Western Union Telegraph Co. v. Manker

41 So. 850 | Ala. | 1906

HARALSON, J.

On a former appeal in this case, it was held that the averments in the complaint alleged a cause of action ex contractu,, and not ex delicto. The plaintiff on his trial again treated the complaint as *424one for breach of contract, and the defendant so treated, it by its plea of non assumpsit thereto, upon which issue was taken. The action will, therefore, be considered as an action ex contractu on appeal. — Manker v. W. U. T. Co., 137 Ala. 292, 34 South. 839.

It was also held on that appeal, overruling cases asserting a contrary doctrine, that a principal may maintain an action in his own name for breach of contract made by his agent, although his name was not disclosed in sending the message. That conclusion was arrived at, after mature consideration of the court in consultation. We are now asked to review the latter decision and restore the former ones, and this is the main question on this appeal. It is sufficient to say, that we have not been shown any reasons we can approve for adopting this course, and we decline to follow it, and reaffirm what was decided in that case.

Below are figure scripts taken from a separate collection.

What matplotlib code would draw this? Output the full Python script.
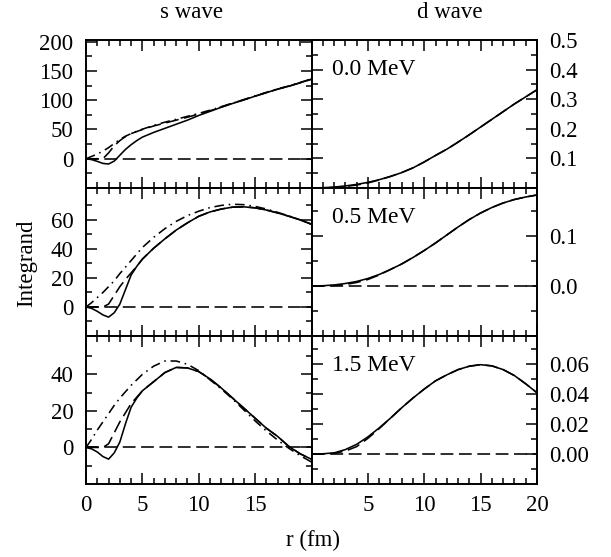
import matplotlib
matplotlib.use("Agg")
from matplotlib import pyplot as plt
from matplotlib.ticker import MultipleLocator, FixedLocator

plt.rcParams["font.family"] = ["Liberation Serif", "DejaVu Serif"]

# s wave, r grid
r_s = [0, 0.5, 1, 1.5, 2, 2.5, 3, 3.5, 4, 4.5, 5, 6, 7, 8, 9, 10, 11, 12, 13, 14, 15, 16, 17, 18, 19, 20]

# 0.0 MeV
s0_solid = [0, -1.5, -4.5, -8, -9, -4, 6, 16, 24, 31, 37, 45, 52, 59, 66, 74, 81, 88, 94.5, 100.5, 107, 113, 119, 124, 130, 136]
s0_dash = [0, 0, 0, 0, 10, 22, 31, 38, 43, 46.5, 50, 56, 61, 66, 71, 76.5, 82, 88.5, 95, 101, 107, 113, 119, 124, 130, 136]
s0_dashdot = [0, 4, 8, 13, 19, 26, 33, 38.5, 43, 47, 50.5, 57, 62.5, 67.5, 72.5, 77.5, 83, 89, 95, 101, 107.5, 113.5, 119.5, 124.5, 130.5, 136.5]

# 0.5 MeV
s5_solid = [0, -1, -3, -5.5, -7, -4, 2, 12, 22, 28, 33, 40.5, 47, 53, 58, 62.5, 65.5, 67.5, 68.8, 69, 68.3, 66.8, 64.8, 62.5, 60, 57]
s5_dash = [0, 0, 0, 0, 2, 8, 14, 19, 23.5, 28, 33, 40.5, 47, 53, 58, 62.5, 65.5, 67.5, 68.8, 69, 68.3, 66.8, 64.8, 62.5, 60, 57]
s5_dashdot = [0, 3, 6.5, 10, 14, 18, 23, 27.5, 32, 36.5, 41, 48, 54, 59, 63, 66, 68.5, 70, 70.8, 70.5, 69.3, 67.5, 65.2, 62.7, 60, 57]

# 1.5 MeV
s15_solid = [0, -0.8, -2.5, -5, -6.4, -3, 3, 13, 22, 27, 31, 36, 41, 43.8, 43.5, 41.5, 37.5, 32.5, 27, 21.5, 16, 10.5, 6, 0.5, -3.5, -6.5]
s15_dash = [0, 0, 0, 0, 2, 8, 14, 19, 24, 27.5, 31, 36, 41, 43.8, 43.5, 41.5, 37.5, 32.5, 27, 21.5, 16, 10.5, 6, 0.5, -3.5, -6.5]
s15_dashdot = [0, 4.5, 9.5, 14, 18.5, 23, 27, 30.5, 34, 37, 40, 44.5, 47.3, 47.3, 45.5, 42, 37, 32, 26.5, 20.5, 14.5, 9, 4, -0.5, -4.5, -8]

# d wave, r grid
r_d = [0, 1, 2, 3, 4, 5, 6, 7, 8, 9, 10, 11, 12, 13, 14, 15, 16, 17, 18, 19, 20]

d0_solid = [0, 0.001, 0.003, 0.007, 0.012, 0.019, 0.028, 0.039, 0.052, 0.068, 0.088, 0.11, 0.131, 0.155, 0.18, 0.206, 0.232, 0.258, 0.284, 0.308, 0.332]
d0_dash = [0, 0.0005, 0.002, 0.005, 0.010, 0.017, 0.027, 0.039, 0.052, 0.068, 0.088, 0.11, 0.131, 0.155, 0.18, 0.206, 0.232, 0.258, 0.284, 0.308, 0.332]

d5_solid = [0, 0.0005, 0.002, 0.005, 0.009, 0.015, 0.023, 0.033, 0.044, 0.057, 0.071, 0.086, 0.102, 0.118, 0.133, 0.146, 0.157, 0.166, 0.173, 0.178, 0.182]
d5_dash = [0, 0.0002, 0.001, 0.003, 0.007, 0.013, 0.022, 0.033, 0.044, 0.057, 0.071, 0.086, 0.102, 0.118, 0.133, 0.146, 0.157, 0.166, 0.173, 0.178, 0.182]

d15_solid = [0, 0.0002, 0.0008, 0.003, 0.0065, 0.0115, 0.0175, 0.024, 0.031, 0.0375, 0.0435, 0.049, 0.053, 0.0565, 0.0588, 0.0598, 0.059, 0.0565, 0.0525, 0.047, 0.041]
d15_dash = [0, 0.0001, 0.0005, 0.002, 0.005, 0.0105, 0.017, 0.024, 0.031, 0.0375, 0.0435, 0.049, 0.053, 0.0565, 0.0588, 0.0598, 0.059, 0.0565, 0.0525, 0.047, 0.041]

energies = ["0.0 MeV", "0.5 MeV", "1.5 MeV"]

s_curves = [(s0_solid, s0_dash, s0_dashdot), (s5_solid, s5_dash, s5_dashdot), (s15_solid, s15_dash, s15_dashdot)]
d_curves = [(d0_solid, d0_dash), (d5_solid, d5_dash), (d15_solid, d15_dash)]

s_ylims = [(-50, 203), (-20, 82), (-20, 61)]
s_major = [[0, 50, 100, 150, 200], [0, 20, 40, 60], [0, 20, 40]]
s_minor = [[-25, 25, 75, 125, 175], [-10, 10, 30, 50, 70], [-10, 10, 30, 50]]
s_labels = [["0", "50", "100", "150", "200"], ["0", "20", "40", "60"], ["0", "20", "40"]]

d_ylims = [(0, 0.5), (-0.1, 0.196), (-0.02, 0.079)]
d_major = [[0.1, 0.2, 0.3, 0.4, 0.5], [0.0, 0.1], [0.0, 0.02, 0.04, 0.06]]
d_minor = [[0.05, 0.15, 0.25, 0.35, 0.45], [-0.05, 0.05, 0.15], [-0.01, 0.01, 0.03, 0.05, 0.07]]
d_labels = [["0.1", "0.2", "0.3", "0.4", "0.5"], ["0.0", "0.1"], ["0.00", "0.02", "0.04", "0.06"]]

fig, axes = plt.subplots(3, 2, figsize=(6.11, 5.57), dpi=100)
plt.subplots_adjust(left=0.1408, right=0.8789, top=0.9282, bottom=0.1311, hspace=0, wspace=0)

lw = 1.15
dash = (0, (8, 3.5))
dashdot = (0, (6, 3, 1, 3))

def style(ax):
    ax.set_xlim(0, 20)
    ax.xaxis.set_major_locator(MultipleLocator(5))
    ax.xaxis.set_minor_locator(MultipleLocator(1))
    ax.tick_params(which="both", direction="in", top=True, bottom=True, left=True, right=True,
                   labelsize=16.5, width=1.1)
    ax.tick_params(which="major", length=8)
    ax.tick_params(which="minor", length=4.5)
    ax.tick_params(axis="x", pad=8)
    ax.tick_params(axis="y", pad=9)
    for sp in ax.spines.values():
        sp.set_linewidth(1.4)

for i in range(3):
    ax = axes[i, 0]
    solid, dsh, dd = s_curves[i]
    ax.plot(r_s, solid, color="black", lw=lw)
    ax.plot(r_s, dsh, color="black", lw=lw, linestyle=dash)
    ax.plot(r_s, dd, color="black", lw=lw, linestyle=dashdot)
    ax.axhline(0, color="black", lw=lw, linestyle=dash)
    style(ax)
    ax.set_ylim(*s_ylims[i])
    ax.yaxis.set_major_locator(FixedLocator(s_major[i]))
    ax.yaxis.set_minor_locator(FixedLocator(s_minor[i]))
    ax.set_yticklabels(s_labels[i])
    if i < 2:
        ax.set_xticklabels([])
    else:
        ax.set_xticks([0, 5, 10, 15])
        ax.set_xticklabels(["0", "5", "10", "15"])

    ax = axes[i, 1]
    solid, dsh = d_curves[i]
    ax.plot(r_d, solid, color="black", lw=lw)
    ax.plot(r_d, dsh, color="black", lw=lw, linestyle=dash)
    if i > 0:
        ax.axhline(0, color="black", lw=lw, linestyle=dash)
    style(ax)
    ax.set_ylim(*d_ylims[i])
    ax.yaxis.set_major_locator(FixedLocator(d_major[i]))
    ax.yaxis.set_minor_locator(FixedLocator(d_minor[i]))
    ax.tick_params(axis="y", labelleft=False, labelright=True)
    ax.set_yticklabels(d_labels[i])
    if i < 2:
        ax.set_xticklabels([])
    else:
        ax.set_xticks([5, 10, 15, 20])
        ax.set_xticklabels(["5", "10", "15", "20"])
    ax.text(0.09, 0.80, energies[i], transform=ax.transAxes, fontsize=17, va="center", ha="left")

fig.text(192 / 611, 1 - 13 / 557, "s wave", fontsize=16.5, ha="center", va="center")
fig.text(450 / 611, 1 - 13 / 557, "d wave", fontsize=16.5, ha="center", va="center")
fig.text(313 / 611, 1 - 540 / 557, "r (fm)", fontsize=16.5, ha="center", va="center")
fig.text(27 / 611, 1 - 263 / 557, "Integrand", fontsize=16.5, ha="center", va="center", rotation=90)

plt.savefig("out.png", dpi=100)
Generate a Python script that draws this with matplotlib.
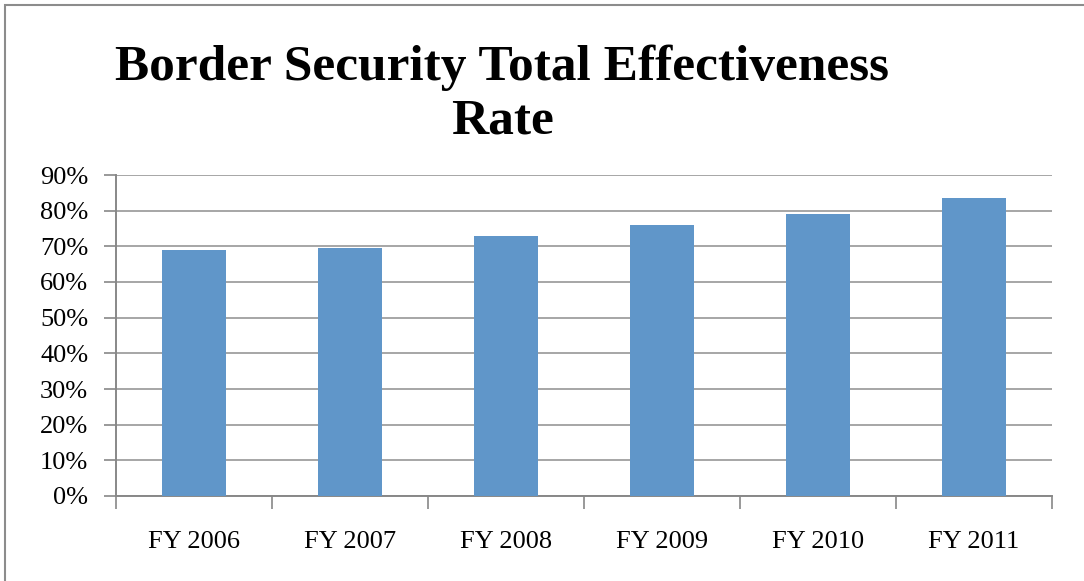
import numpy as np
import matplotlib
matplotlib.use("Agg")
import matplotlib.pyplot as plt
from matplotlib.patches import Rectangle
from matplotlib.ticker import PercentFormatter

# Dataset
years = ['FY 2006', 'FY 2007', 'FY 2008', 'FY 2009', 'FY 2010', 'FY 2011']
rates = [69.1, 69.6, 72.8, 76.1, 79.1, 83.5]
title_lines = ['Border Security Total Effectiveness', 'Rate']

plt.rcParams['font.family'] = ['Liberation Serif', 'DejaVu Serif']

fig = plt.figure(figsize=(10.84, 5.81), dpi=100)
ax = fig.add_axes([116/1084, 1 - 496/581, (1052-116)/1084, (496-175)/581])

x = np.arange(len(years))
ax.bar(x, rates, width=0.41, color='#6096C9', zorder=3)

ax.set_xlim(-0.5, len(years) - 0.5)
ax.set_ylim(0, 90)
ax.set_yticks(np.arange(0, 91, 10))
ax.yaxis.set_major_formatter(PercentFormatter(decimals=0))
ax.grid(axis='y', color='#a6a6a6', linewidth=1.4, zorder=0)

# category ticks sit at the boundaries, labels in the middle
ax.set_xticks(np.arange(-0.5, len(years)), minor=False)
ax.set_xticklabels([])
ax.set_xticks(x, minor=True)
ax.set_xticklabels(years, minor=True)
ax.tick_params(axis='x', which='major', length=9, width=1.2, color='#888888', direction='out')
ax.tick_params(axis='x', which='minor', length=0, pad=25, labelsize=19)
ax.tick_params(axis='y', length=9, width=1.2, color='#888888', labelsize=19, pad=11)

for s in ['top', 'right']:
    ax.spines[s].set_visible(False)
for s in ['left', 'bottom']:
    ax.spines[s].set_color('#888888')
    ax.spines[s].set_linewidth(1.4)

# title, two centred lines
fig.text(502/1084, 1 - 80/581, title_lines[0], ha='center', va='baseline',
         fontsize=37, fontweight='bold')
fig.text(502/1084, 1 - 133/581, title_lines[1], ha='center', va='baseline',
         fontsize=37, fontweight='bold')

# chart border
fig.patches.append(Rectangle((5/1084, -0.05), 1.05, 1 - 5/581 + 0.05,
                             transform=fig.transFigure, fill=False,
                             edgecolor='#8c8c8c', linewidth=1.5))

fig.savefig('out.png', dpi=100)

It is also contended by defendant, that in actions of this character, damages for mental suffering cannot be recovered. This contention might prevail if the action were ex delicto. But we have seen that the action is one of assumpsit, based upon the breach of a contract to deliver a telegram, in which case, the breach of the contract being shown, damages for mental suffering may be recovered by way of aggravation, and this, when the facts show that no more than actual nominal damages may be recovered. — W. U. T. Co. v. Krichbaum, 132 Ala. 535, 31 South. 607 ; 5 Mayfield’s Dig. 262, § 2.

The plaintiff proposed to show by Blanche Bernard, and the court allowed her to testify, against the defendant’s objection, “that plaintiff often received telegrams and letters” at the house, and at the address of witness, who was the keeper of the house where plaintiff boarded. The purpose of the evidence was to show, that the company knew, or had information of the residence of the plaintiff, and might have delivered the message in a reasonable time, if it had made diligent effort to ascertain her whereabouts. This evidence, for that purpose, was proper to be submitted to the jury, as tending to show that fact.

*425The witness further testified that she ivas in the house •when the telegram ivas received by plaintiff, “and saw her crying.” The defendant moved to exclude the words, “and saw her crying,” on the ground that they were irrelevant and incompetent testimony. There was no error in overruling the objection. The evidence was competent as tending to show mental suffering, a question proper for the determination of the jury.

The witness, Lola Smith, shown to have known plaintiff, was asked whether plaintiff ever received any telegram from the defendant company, while she was at Miss Blanche Benard’s house, to which question objection was made, on the ground, in substance, that messages may be delivered by one messenger knowing where the party resides, when the defendant does not necssarily know the residence.” The evidence was properly allowed for the reason given for allowing a similar question propounded to Miss Bernard.

The plaintiff requested the court to give charges numbered from 1 to 5 inclusive. We have examined these charges and failed to discover any error in them.

The defendant requested charges from 1 to 12 inclusive. From what has been said above, and according to the decisions of this court, these charges were properly refused.

It may be proper to say of the eleventh charge, that it ignores any reference to the knowledge of defendant or its operator of the plaintiff’s whereabouts, which the evidence tends to establish, and the failure of defendant's agent to make known to the messenger where plaintiff might be found. Without this, the charge was defective and misleading.

No error appearing, let the judgment be affirmed.

Affirmed.

Weakley, C. J., and Dowdell and Denson, JJ., concur.